■ Exercise aim ■
Pick out the lines containing "React".

■ Source material ■

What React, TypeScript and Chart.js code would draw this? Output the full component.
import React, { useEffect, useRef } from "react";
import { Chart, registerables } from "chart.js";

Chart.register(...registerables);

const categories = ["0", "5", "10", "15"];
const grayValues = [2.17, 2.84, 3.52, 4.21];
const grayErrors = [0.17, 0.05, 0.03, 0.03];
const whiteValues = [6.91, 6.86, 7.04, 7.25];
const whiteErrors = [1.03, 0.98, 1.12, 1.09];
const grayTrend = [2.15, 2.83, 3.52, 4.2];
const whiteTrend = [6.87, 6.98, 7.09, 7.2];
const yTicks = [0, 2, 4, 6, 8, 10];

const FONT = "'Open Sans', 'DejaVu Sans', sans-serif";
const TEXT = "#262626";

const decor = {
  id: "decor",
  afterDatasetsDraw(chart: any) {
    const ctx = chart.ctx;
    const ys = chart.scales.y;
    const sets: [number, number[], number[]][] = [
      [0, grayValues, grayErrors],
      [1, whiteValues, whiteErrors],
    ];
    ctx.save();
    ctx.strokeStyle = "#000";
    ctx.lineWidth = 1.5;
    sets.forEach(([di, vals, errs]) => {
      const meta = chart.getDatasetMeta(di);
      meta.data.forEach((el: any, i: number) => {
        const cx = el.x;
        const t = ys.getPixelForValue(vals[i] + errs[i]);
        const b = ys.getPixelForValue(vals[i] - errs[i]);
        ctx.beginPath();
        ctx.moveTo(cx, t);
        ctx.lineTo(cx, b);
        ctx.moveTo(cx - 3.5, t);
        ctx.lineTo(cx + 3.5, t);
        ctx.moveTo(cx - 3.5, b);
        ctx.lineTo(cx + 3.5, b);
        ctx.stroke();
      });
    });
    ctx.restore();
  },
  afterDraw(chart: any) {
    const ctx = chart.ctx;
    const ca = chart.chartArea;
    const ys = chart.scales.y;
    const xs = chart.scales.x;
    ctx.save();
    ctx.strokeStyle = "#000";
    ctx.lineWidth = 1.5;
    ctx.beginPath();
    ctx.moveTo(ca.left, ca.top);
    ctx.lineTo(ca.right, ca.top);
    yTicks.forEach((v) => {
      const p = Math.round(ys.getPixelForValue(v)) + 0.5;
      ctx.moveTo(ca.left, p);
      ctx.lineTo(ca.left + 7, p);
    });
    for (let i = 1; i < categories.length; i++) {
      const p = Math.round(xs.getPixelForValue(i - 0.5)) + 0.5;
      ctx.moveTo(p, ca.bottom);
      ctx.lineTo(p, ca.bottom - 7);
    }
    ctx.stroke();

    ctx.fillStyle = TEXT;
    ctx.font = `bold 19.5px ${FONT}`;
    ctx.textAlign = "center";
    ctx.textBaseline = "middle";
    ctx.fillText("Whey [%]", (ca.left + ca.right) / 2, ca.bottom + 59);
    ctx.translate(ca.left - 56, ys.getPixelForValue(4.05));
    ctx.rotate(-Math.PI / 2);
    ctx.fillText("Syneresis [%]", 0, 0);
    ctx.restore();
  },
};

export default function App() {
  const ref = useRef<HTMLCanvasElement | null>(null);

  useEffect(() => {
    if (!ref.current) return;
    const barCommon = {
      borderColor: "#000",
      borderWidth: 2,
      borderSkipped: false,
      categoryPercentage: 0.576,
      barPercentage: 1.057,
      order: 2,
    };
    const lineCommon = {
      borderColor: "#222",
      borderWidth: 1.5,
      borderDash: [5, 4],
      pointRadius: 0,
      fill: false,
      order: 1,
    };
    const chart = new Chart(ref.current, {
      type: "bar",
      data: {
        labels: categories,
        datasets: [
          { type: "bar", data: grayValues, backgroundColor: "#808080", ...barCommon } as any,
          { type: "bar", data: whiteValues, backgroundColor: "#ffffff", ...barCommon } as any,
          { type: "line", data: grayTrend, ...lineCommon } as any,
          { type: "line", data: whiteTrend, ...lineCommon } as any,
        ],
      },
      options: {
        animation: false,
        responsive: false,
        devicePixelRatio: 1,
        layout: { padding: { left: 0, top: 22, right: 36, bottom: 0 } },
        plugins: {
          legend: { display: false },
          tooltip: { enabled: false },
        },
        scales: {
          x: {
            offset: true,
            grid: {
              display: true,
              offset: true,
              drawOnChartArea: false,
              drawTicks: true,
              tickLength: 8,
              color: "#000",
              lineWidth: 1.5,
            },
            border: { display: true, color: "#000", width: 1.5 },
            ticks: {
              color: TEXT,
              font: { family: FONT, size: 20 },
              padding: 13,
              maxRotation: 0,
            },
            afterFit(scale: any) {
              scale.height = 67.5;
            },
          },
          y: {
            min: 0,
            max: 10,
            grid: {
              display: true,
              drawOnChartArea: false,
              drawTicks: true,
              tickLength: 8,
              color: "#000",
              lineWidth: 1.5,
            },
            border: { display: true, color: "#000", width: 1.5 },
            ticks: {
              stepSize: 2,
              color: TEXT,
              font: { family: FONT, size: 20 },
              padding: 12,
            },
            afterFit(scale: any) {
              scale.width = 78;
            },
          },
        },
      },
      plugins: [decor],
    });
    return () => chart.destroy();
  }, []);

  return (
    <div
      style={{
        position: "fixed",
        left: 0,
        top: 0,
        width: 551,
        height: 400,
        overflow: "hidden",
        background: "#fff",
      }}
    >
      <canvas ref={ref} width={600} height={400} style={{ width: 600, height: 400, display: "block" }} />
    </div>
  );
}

■ Complete answer ■
What React, TypeScript and Chart.js code would draw this? Output the full component.
import React, { useEffect, useRef } from "react";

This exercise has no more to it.